Nicolas Sarkozy y Carla Bruni, este martes a la entrada en prisión del expresidente francés. / AP
La imagen de un expresidente, Nicolas Sarkozy —presidente de Francia entre 2007 y 2012— entrando en la prisión de La Santé para cumplir cinco años de condena, marca un antes y un después en la política francesa.
El hecho probado: haber participado en una trama para obtener financiación ilícita de su campaña presidencial de 2007, a través del régimen libio de Muammar Gaddafi. Aunque exonerado de algunos cargos —corrupción pasiva o financiación ilegal directa—, la severidad de la sentencia, que enfatiza la «gravedad excepcional» de lo ocurrido, suscita debate: ¿acto ejemplarizante o rigor que roza la desproporción?

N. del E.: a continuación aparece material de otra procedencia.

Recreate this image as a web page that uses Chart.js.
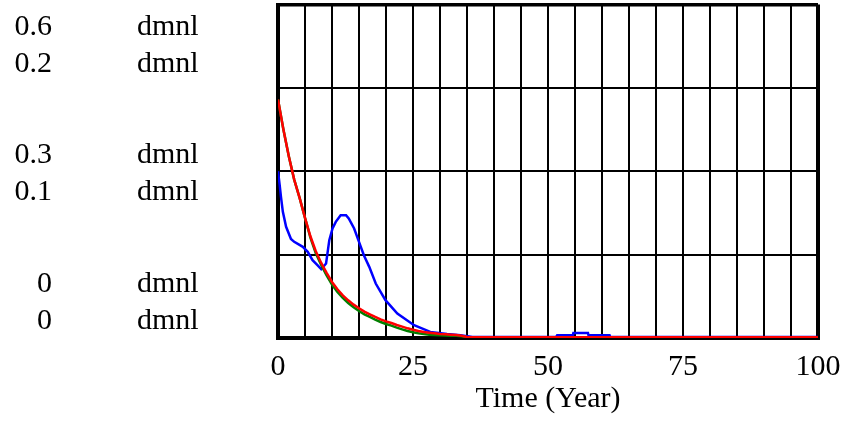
<!DOCTYPE html>
<html>
<head>
<meta charset="utf-8">
<script src="https://cdn.jsdelivr.net/npm/chart.js@4.4.1/dist/chart.umd.min.js"></script>
<style>
  html, body { margin: 0; padding: 0; background: #fff; }
  #wrap { width: 843px; height: 426px; position: relative; }
</style>
</head>
<body>
<div id="wrap"><canvas id="c" width="843" height="426"></canvas></div>
<script>
// ---- data ----
const xTicks = [0, 25, 50, 75, 100];
const scaleALabels = ['0.6', '0.3', '0'];   // blue scale
const scaleBLabels = ['0.2', '0.1', '0'];   // red / green scale
const unitLabel = 'dmnl';
const xTitle = 'Time (Year)';

const blueT = [0, 0.3, 0.55, 0.9, 1.5, 2.4, 3.0, 4.6, 5.5, 6.4, 7.3, 8.0, 8.9, 9.5, 10.1, 10.7, 11.6, 12.6, 13.1, 14.1, 15.0, 15.9, 16.9, 18.1, 19.9, 22.1, 25.2, 28.2, 31.3, 33.8, 36, 51.5, 51.7, 54.6, 54.7, 57.4, 57.5, 61.4, 61.5, 100];
const blueV = [0.300, 0.276, 0.254, 0.227, 0.200, 0.178, 0.173, 0.164, 0.155, 0.140, 0.131, 0.124, 0.134, 0.176, 0.197, 0.209, 0.221, 0.221, 0.215, 0.197, 0.173, 0.149, 0.128, 0.098, 0.068, 0.044, 0.023, 0.011, 0.007, 0.005, 0.002, 0.002, 0.005, 0.005, 0.009, 0.009, 0.005, 0.005, 0.002, 0.002];

const redT = [0, 1, 2, 3, 4, 5, 6, 7, 8, 9, 10, 11, 12, 13, 14, 15, 16, 17, 18, 19, 20, 21, 22, 23, 24, 25, 26, 27, 28, 29, 30, 31, 32, 33, 34, 35, 36, 100];
const redV = [0.143, 0.125, 0.109, 0.095, 0.084, 0.072, 0.061, 0.052, 0.045, 0.039, 0.0336, 0.0292, 0.0256, 0.0226, 0.0200, 0.0178, 0.0158, 0.0142, 0.0126, 0.0112, 0.0100, 0.0090, 0.0078, 0.0068, 0.0058, 0.0050, 0.0042, 0.0036, 0.0032, 0.0028, 0.0024, 0.0022, 0.0020, 0.0018, 0.0014, 0.0006, 0.0005, 0.0005];
const greenV = [0.143, 0.125, 0.109, 0.095, 0.084, 0.072, 0.0602, 0.0508, 0.0438, 0.0376, 0.0320, 0.0276, 0.0240, 0.0210, 0.0184, 0.0162, 0.0142, 0.0126, 0.0110, 0.0096, 0.0084, 0.0074, 0.0062, 0.0052, 0.0042, 0.0034, 0.0028, 0.0024, 0.0020, 0.0018, 0.0016, 0.0015, 0.0014, 0.0013, 0.0010, 0.0005, 0.0004, 0.0004];

const pts = (t, v) => t.map((x, i) => ({ x: x, y: v[i] }));
const FONT = '"Liberation Serif", "Times New Roman", serif';

const leftLabels = {
  id: 'leftLabels',
  afterDraw(chart) {
    const ctx = chart.ctx;
    const y = chart.scales.y;
    ctx.save();
    ctx.font = '30px ' + FONT;
    ctx.fillStyle = '#000';
    ctx.textBaseline = 'alphabetic';
    const anchors = [0.6, 0.3, 0];
    const offs = [[30.5, 67.5], [-8, 29], [-46, -9]];
    anchors.forEach((v, i) => {
      const py = y.getPixelForValue(v);
      const rows = [scaleALabels[i], scaleBLabels[i]];
      rows.forEach((txt, j) => {
        ctx.textAlign = 'right';
        ctx.fillText(txt, 52, py + offs[i][j]);
        ctx.textAlign = 'left';
        ctx.fillText(unitLabel, 137, py + offs[i][j]);
      });
    });
    ctx.restore();
  }
};

new Chart(document.getElementById('c'), {
  type: 'line',
  data: {
    datasets: [
      { data: pts(redT, redV), yAxisID: 'y2', borderColor: '#ff0000', borderWidth: 2.5, pointRadius: 0, tension: 0 },
      { data: pts(redT, greenV), yAxisID: 'y2', borderColor: '#008000', borderWidth: 2.5, pointRadius: 0, tension: 0 },
      { data: pts(blueT, blueV), yAxisID: 'y', borderColor: '#0000ff', borderWidth: 2.5, pointRadius: 0, tension: 0 }
    ]
  },
  options: {
    responsive: false,
    animation: false,
    events: [],
    layout: { padding: { top: 4.5, right: 25, left: 0, bottom: 0 } },
    plugins: { legend: { display: false }, tooltip: { enabled: false } },
    scales: {
      x: {
        type: 'linear', min: 0, max: 100,
        afterFit(s) { s.height = 88; s.paddingLeft = 0; s.paddingRight = 0; },
        afterBuildTicks(s) {
          const t = [];
          for (let v = 0; v <= 100; v += 5) t.push({ value: v });
          s.ticks = t;
        },
        ticks: {
          autoSkip: false, maxRotation: 0, padding: 11, color: '#000',
          font: { family: FONT, size: 30 },
          callback: (v) => xTicks.includes(v) ? String(v) : ''
        },
        grid: {
          color: '#000', drawTicks: false,
          lineWidth: (c) => (c.tick && (c.tick.value === 0 || c.tick.value === 100)) ? 4 : 2
        },
        border: { display: true, color: '#000', width: 4 },
        title: { display: true, text: xTitle, color: '#000', font: { family: FONT, size: 30 }, padding: { top: 0, bottom: 9 } }
      },
      y: {
        type: 'linear', min: 0, max: 0.6, position: 'left',
        afterFit(s) { s.width = 278; s.paddingTop = 0; s.paddingBottom = 0; },
        afterBuildTicks(s) {
          s.ticks = [0, 0.15, 0.3, 0.45, 0.6].map(v => ({ value: v }));
        },
        ticks: { display: false },
        grid: {
          color: '#000', drawTicks: false,
          lineWidth: (c) => (c.tick && (c.tick.value === 0.6 || c.tick.value === 0)) ? 3.5 : 2
        },
        border: { display: true, color: '#000', width: 4 }
      },
      y2: { type: 'linear', min: 0, max: 0.2, display: false }
    }
  },
  plugins: [leftLabels]
});
</script>
</body>
</html>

La ejecución inmediata de la pena, aún en fase de apelación —decisión excepcional— genera debate sobre presunción de inocencia, proporcionalidad y equidad. Pero lo esencial es la contundencia del Estado de Derecho frente a la impunidad: el poder sentado en el banquillo.
El caso Sarkozy interpela a tres planos. A la política, que queda desnuda ante la fragilidad de sus líderes. A la justicia, que se atreve a atravesar el umbral del poder y se expone al escrutinio máximo. Y a la ciudadanía, que recibe un mensaje contradictorio: alivio porque la ley alcanza a los poderosos, inquietud porque la corrupción parece instalada en el corazón de la democracia.

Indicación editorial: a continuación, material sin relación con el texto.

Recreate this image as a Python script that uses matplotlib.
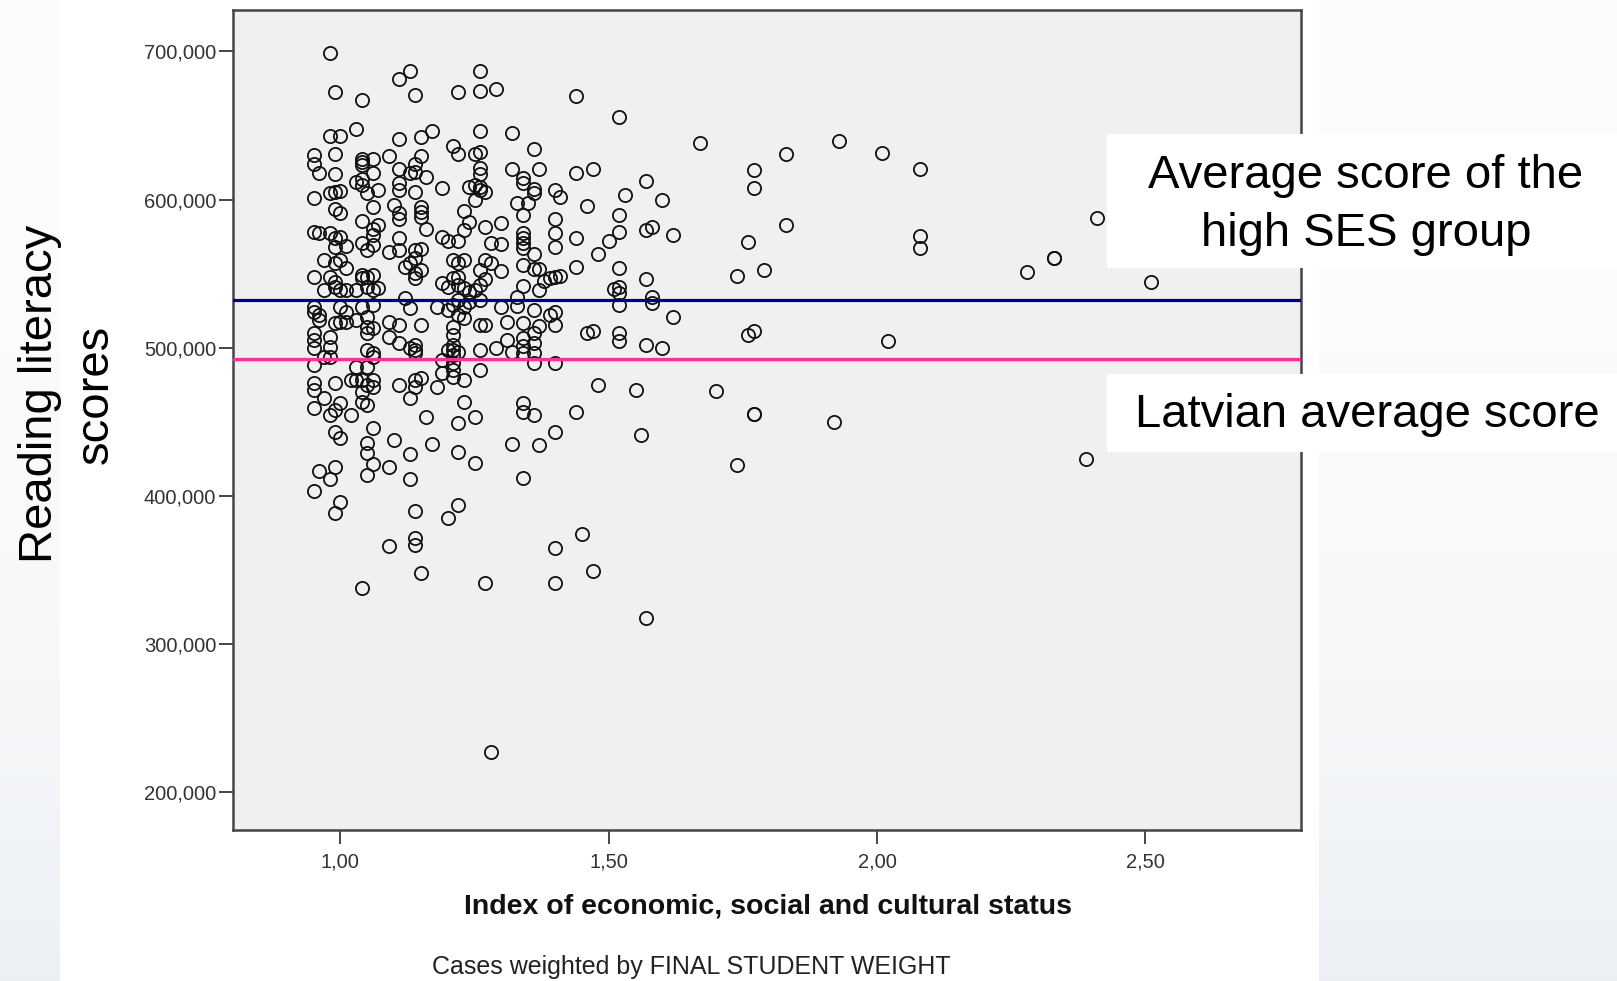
import numpy as np
import matplotlib
matplotlib.use("Agg")  # headless
import matplotlib.pyplot as plt
from matplotlib.patches import Rectangle
from matplotlib.ticker import FixedLocator, FuncFormatter

plt.rcParams["font.family"] = ["Liberation Sans", "DejaVu Sans"]

# ESCS index (rounded to 2 decimals) and the reading scores of the schools at each value
escs_levels = [
    0.95, 0.96, 0.97, 0.98, 0.99, 1.00, 1.01, 1.02, 1.03, 1.04,
    1.05, 1.06, 1.07, 1.09, 1.10, 1.11, 1.12, 1.13, 1.14, 1.15,
    1.16, 1.17, 1.18, 1.19, 1.20, 1.21, 1.22, 1.23, 1.24, 1.25,
    1.26, 1.27, 1.28, 1.29, 1.30, 1.31, 1.32, 1.33, 1.34, 1.35,
    1.36, 1.37, 1.38, 1.39, 1.40, 1.41, 1.44, 1.45, 1.46, 1.47,
    1.48, 1.50, 1.51, 1.52, 1.53, 1.55, 1.56, 1.57, 1.58, 1.60,
    1.62, 1.67, 1.70, 1.74, 1.76, 1.77, 1.79, 1.83, 1.92, 1.93,
    2.01, 2.02, 2.08, 2.28, 2.33, 2.39, 2.41, 2.51,
]
reading_by_level = [
    [629.9, 624.0, 600.9, 578.3, 548.0, 527.7, 524.3, 509.7, 505.2, 499.6, 488.3, 475.9, 471.4, 459.1, 403.5],
    [618.2, 577.2, 522.1, 518.7, 417.0],
    [559.2, 539.0, 494.0, 465.8],
    [698.8, 642.9, 604.7, 577.2, 548.0, 507.5, 500.7, 494.0, 454.6, 411.1],
    [672.4, 630.8, 617.3, 605.4, 593.4, 573.8, 568.2, 557.0, 544.6, 541.2, 516.5, 475.9, 458.0, 443.3, 419.7, 388.6],
    [642.9, 606.0, 591.2, 574.5, 559.2, 539.0, 527.7, 517.6, 462.4, 438.8, 396.0],
    [568.7, 553.6, 539.0, 524.3, 517.6],
    [478.2, 454.6],
    [647.4, 612.1, 539.0, 518.7, 487.2, 478.2],
    [667.3, 627.2, 625.4, 623.6, 613.7, 609.6, 585.8, 570.5, 549.1, 546.8, 527.7, 478.2, 470.3, 463.6, 337.5],
    [604.2, 566.0, 548.0, 541.2, 521.0, 514.2, 509.7, 498.4, 487.2, 474.8, 461.3, 435.4, 428.7, 414.0],
    [627.2, 617.7, 594.8, 579.9, 576.1, 569.3, 549.1, 539.0, 528.8, 513.1, 496.2, 494.0, 478.2, 473.7, 445.6, 421.5],
    [606.5, 582.8, 540.1],
    [629.4, 564.8, 517.6, 507.5, 419.7, 366.1],
    [596.4, 437.7],
    [681.2, 640.7, 620.9, 611.0, 606.5, 590.7, 586.7, 573.8, 566.0, 515.3, 503.0, 474.8],
    [554.7, 533.3],
    [687.1, 617.7, 557.0, 526.6, 499.6, 465.8, 428.2, 411.1],
    [670.4, 624.0, 618.9, 604.9, 566.0, 560.3, 550.2, 546.8, 501.8, 498.4, 496.2, 478.2, 473.7, 390.0, 371.3, 366.8],
    [642.5, 629.4, 595.2, 591.9, 588.5, 566.4, 552.5, 515.3, 479.3, 348.1],
    [615.5, 579.9, 453.0],
    [646.1, 435.0],
    [527.7, 473.7],
    [607.6, 575.0, 543.5, 491.7, 482.7],
    [572.3, 541.2, 525.5, 498.4, 385.2],
    [636.4, 559.2, 546.8, 528.8, 514.2, 508.6, 501.8, 498.4, 495.1, 489.4, 484.9, 480.4],
    [672.7, 630.8, 572.3, 557.0, 548.0, 542.3, 532.2, 522.1, 497.3, 448.9, 429.8, 393.8],
    [592.5, 579.5, 559.2, 540.1, 527.7, 519.8, 478.2, 463.6],
    [608.3, 585.1, 537.8, 531.1],
    [630.8, 609.9, 599.7, 539.0, 453.4, 421.9],
    [687.1, 673.3, 646.5, 632.4, 621.1, 617.3, 608.7, 606.5, 552.5, 542.3, 532.2, 515.3, 498.4, 484.9],
    [605.4, 581.7, 559.2, 546.2, 515.3, 340.9],
    [570.5, 557.0, 226.8],
    [674.5, 499.6],
    [584.4, 570.0, 552.0, 527.3],
    [517.6, 505.2],
    [645.2, 620.4, 497.3, 435.0],
    [597.9, 534.5, 528.2],
    [614.4, 611.4, 589.6, 577.7, 574.3, 570.9, 567.1, 555.6, 541.7, 516.5, 506.3, 501.1, 496.2, 462.4, 456.8, 412.2],
    [597.5],
    [634.1, 606.9, 604.2, 563.3, 552.9, 525.5, 509.7, 503.0, 496.2, 489.4, 454.6],
    [620.4, 552.9, 539.0, 514.7, 434.3],
    [545.3],
    [546.8, 522.1],
    [606.5, 586.7, 577.2, 568.2, 547.5, 524.3, 515.5, 489.4, 442.9, 364.8, 341.4],
    [602.0, 548.4],
    [669.7, 617.7, 573.8, 554.7, 456.4],
    [374.2],
    [595.7, 509.7],
    [620.4, 511.5, 349.5],
    [563.0, 474.8],
    [572.3],
    [539.4],
    [655.5, 589.6, 578.3, 553.6, 541.2, 536.7, 528.8, 510.2, 504.7],
    [603.1],
    [471.4],
    [441.1],
    [612.8, 579.5, 546.2, 501.8, 317.3],
    [581.7, 534.5, 530.0],
    [599.7, 499.6],
    [576.1, 520.5],
    [638.0],
    [470.8],
    [548.4, 420.8],
    [571.2, 508.6],
    [620.0, 607.6, 511.5, 455.0, 455.0],
    [552.5],
    [630.8, 582.8],
    [450.0],
    [639.8],
    [631.3],
    [504.7],
    [620.7, 575.6, 567.1],
    [550.9],
    [560.4, 560.4],
    [424.6],
    [587.4],
    [544.6],
]

high_ses_mean = 532.3
latvia_mean = 492.2

y_ticks = [200, 300, 400, 500, 600, 700]
x_ticks = [1.0, 1.5, 2.0, 2.5]

escs = np.concatenate([[lvl] * len(v) for lvl, v in zip(escs_levels, reading_by_level)])
reading = np.concatenate(reading_by_level)

W, H = 1617, 981
fig = plt.figure(figsize=(W / 100, H / 100), dpi=100, facecolor="white")

# slide background: pale strips either side of the white panel
bg = np.ones((H, W, 3))
t = np.linspace(0, 1, H)[:, None] ** 2.5
top = np.array([0.988, 0.988, 0.988])
bottom = np.array([0.925, 0.940, 0.958])
grad = top + (bottom - top) * t
bg[:, :60] = grad[:, None, :]
bg[:, 1319:] = grad[:, None, :]
fig.figimage(bg, xo=0, yo=0, zorder=-5)

ax = fig.add_axes([233 / W, 1 - 830 / H, (1301 - 233) / W, (830 - 10) / H])
ax.set_facecolor("#f0f0f0")
ax.plot(escs, reading, "o", ms=9.5, mfc="none", mec="#111111", mew=1.3, zorder=3)
ax.axhline(high_ses_mean, color="#00008f", lw=2.3, zorder=4)
ax.axhline(latvia_mean, color="#ff2e93", lw=2.3, zorder=4)

ax.set_xlim(0.8, 2.79)
ax.set_ylim(174.3, 728.0)
ax.xaxis.set_major_locator(FixedLocator(x_ticks))
ax.yaxis.set_major_locator(FixedLocator(y_ticks))
ax.xaxis.set_major_formatter(FuncFormatter(lambda v, _: f"{v:.2f}".replace(".", ",")))
ax.yaxis.set_major_formatter(FuncFormatter(lambda v, _: f"{v:,.3f}".replace(".", ",")))
for s in ax.spines.values():
    s.set_color("#454545")
    s.set_linewidth(1.8)
ax.tick_params(direction="out", length=10, width=1.4, color="#454545",
               labelsize=14.5, labelcolor="#333333")
ax.tick_params(axis="y", pad=2)
ax.tick_params(axis="x", pad=6)

fig.text(768 / W, 1 - 907 / H, "Index of economic, social and cultural status",
         ha="center", va="center", fontsize=20.5, fontweight="bold", color="#111111")
fig.text(691 / W, 1 - 967 / H, "Cases weighted by FINAL STUDENT WEIGHT",
         ha="center", va="center", fontsize=18, color="#222222")

fig.text(68 / W, 1 - 394 / H, "Reading literacy\nscores", rotation=90,
         ha="center", va="center", multialignment="center", fontsize=34,
         linespacing=1.35, color="black")

# callout boxes for the two reference lines
fig.add_artist(Rectangle((1107 / W, 1 - 268 / H), (W - 1107) / W, 134 / H,
                         transform=fig.transFigure, fc="white", ec="none", zorder=10))
fig.text(1366 / W, 1 - 205 / H, "Average score of the\nhigh SES group",
         ha="center", va="center", multialignment="center", fontsize=34,
         linespacing=1.4, zorder=11)
fig.add_artist(Rectangle((1107 / W, 1 - 452 / H), (W - 1107) / W, 78 / H,
                         transform=fig.transFigure, fc="white", ec="none", zorder=10))
fig.text(1367 / W, 1 - 415 / H, "Latvian average score",
         ha="center", va="center", fontsize=34, zorder=11)

fig.savefig("out.png", dpi=100)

Sarkozy ha dicho que dormirá en la cárcel “con la cabeza alta”. Tal vez. Pero la verdadera lección no está en su orgullo herido, sino en lo que su caída recuerda: que la política no puede vivir al margen de la transparencia, que las campañas no deben depender de favores turbios y que la democracia sólo se sostiene si el principio de responsabilidad es universal.

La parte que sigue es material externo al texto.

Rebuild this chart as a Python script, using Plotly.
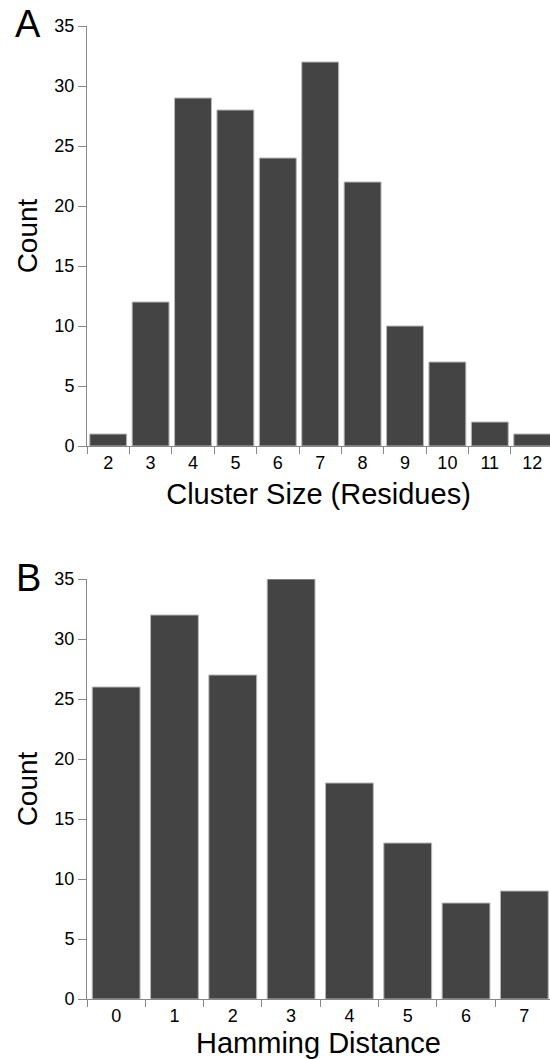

Cuando un jefe del Estado cruza la puerta de una celda, sometido al mismo castigo que un ciudadano—nadie está por encima de la ley— es el propio Estado el que, en ese gesto, demuestra hasta dónde está dispuesto a defenderse.
Lo que resulta relevante es el precedente que se abre. No se trata únicamente de una cuestión judicial, sino que exige que la clase política, los partidos y los ciudadanos se pregunten cuál es el coste real del poder. Y, sobre todo, que se exija que la justicia, en su virtud más pura, no retroceda.
No es el primer líder europeo que paga con cárcel los excesos del poder, pero sí uno muy significativo. Ninguna cúpula política es inmune.